Program beasiswa diharapkan dapat menjadi penunjang pendidikan kaum perempuan pribumi. Para tokoh Putri Mardika kerap menerapkan gagasan RA Kartini sebagai landasan pergerakan organisasi.

Pada 1912, berdiri sebuah surat kabar perempuan bernama Soenting Melajoe yang didirikan oleh Ruhana Kuddus. Lewat Soenting Melajoe, Ruhana Kuddus banyak menulis kritik terhadap budaya patriarki, seperti menikah di bawah umur, poligami, dan pengekangan perempuan untuk mengakses perekonomian.

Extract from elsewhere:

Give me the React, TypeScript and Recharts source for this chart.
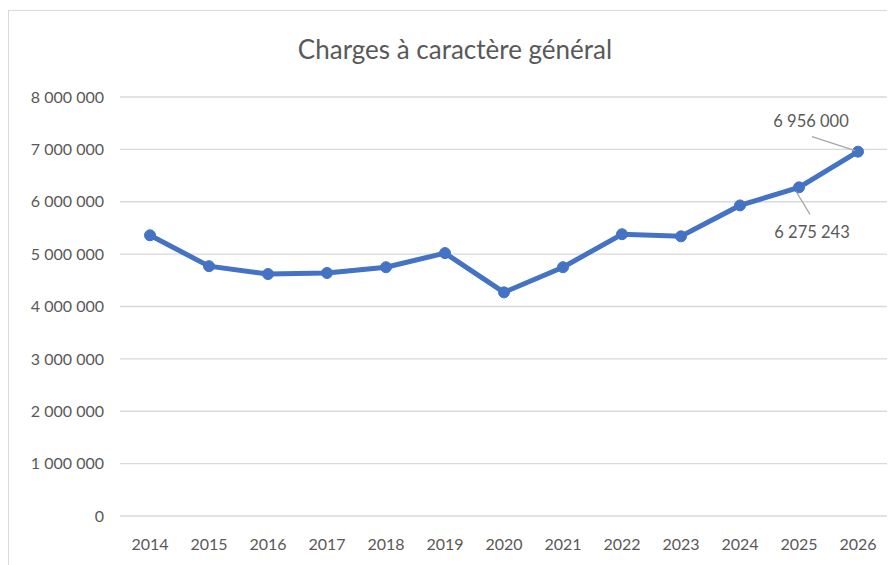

Dari sepenggal cerita diatas dapat kita simpulkan bahwa peran wanita di masa sebelum kemerdekaan sudah ada. Baik yang ikut bertempur maupun yang memperjuangkan kesetaraan dan kemajuan kaum wanita.

Eksekutif Produser PT. Anak Bangsa Berkreasi Albest Suyipto mengatakan, kemerdekaan yang kita dapat saat ini harus dimamfaatkan untuk kemajuan. Kemerdekaan bukan hanya berperang terhadap lawan secara fisik tapi juga berperang terhadap keinginan.

Lewat film berjudul Kejar Mimpi, Gaspol! lanjut Albest, produksi perdananya ini menonjolkan cerita kemerdekaan dalam diri seorang wanita agar menggapai cita-citanya meski ada kewajiban utamanya.